Vincent Massey voyage en canot et en traîneau au Canada lorsque des moyens de transport plus conventionnels ne lui permettent pas d’atteindre sa destination. Il visite fréquemment l’Arctique, se rendant notamment à la baie de Frobisher (maintenant Iqaluit), sur l’île de Baffin et dans le hameau arctique de Hall Beach.
Parmi les cérémonies les plus inusitées célébrées par Vincent Massey, on compte son discours de la fête du Dominion de 1958 (maintenant Fête du Canada), au cours duquel il a commémoré la première diffusion télévisée de la CBC.
Vincent Massey accueille la reine Elizabeth II et le prince Philip à Ottawa à l’occasion de trois visites royales. Il les invite d’ailleurs à demeurer dans son domaine privé, Batterwood House, près de Port Hope, en Ontario, lorsque le couple est en tournée canadienne. Il est également l’hôte de plusieurs dirigeants étrangers, dont le président américain Dwight D. Eisenhower en 1953, qui l’invite à Washington, D.C. pour prononcer un discours au Congrès le 4 mai 1954.
Retraite
Le 15 septembre 1959, Vincent Massey prend sa retraite et déménage à Batterwood House. Il continue toutefois d’assurer la présidence de la Fondation Massey, comme il l’a fait depuis 1926.

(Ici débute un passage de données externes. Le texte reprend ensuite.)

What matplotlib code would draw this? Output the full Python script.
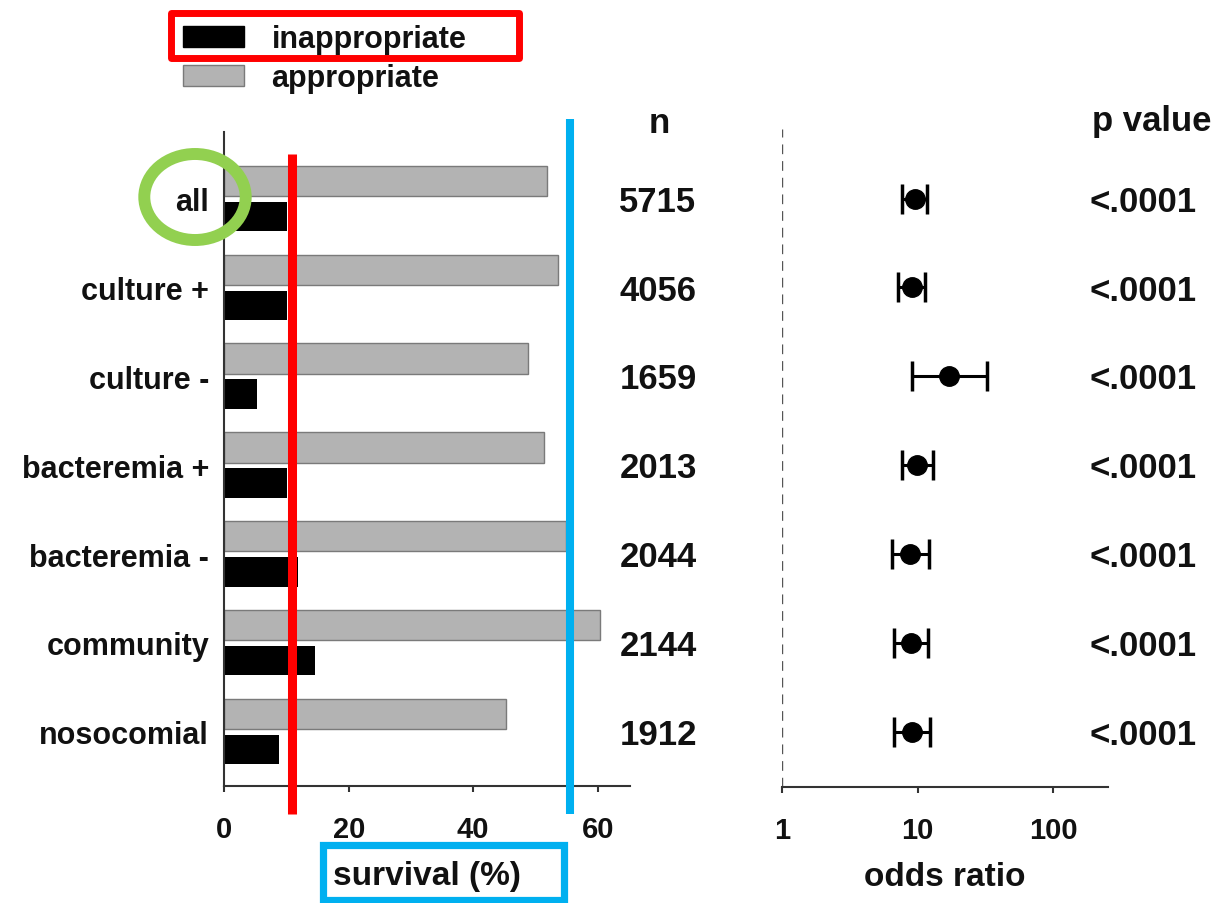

De nos jours, sa mémoire est commémorée par le Collège Massey, de l’Université de Toronto, nommé en son honneur, et par l’influente série de conférences Massey, créées en 1961.
Dans son livre On Being Canadian, Vincent Massey note : « J’ai foi en le Canada, avec de la fierté pour son passé, de la conviction pour son présent et de l’espoir pour son avenir. » Il écrit et publie également deux autres ouvrages : What’s Past is Prologue (1959) et Confederation on the March (1965).
Il décède le 30 décembre 1967 lors d’une visite à Londres. Après des funérailles nationales, il est enterré dans un cimetière anglican près de sa demeure, à Port Hope.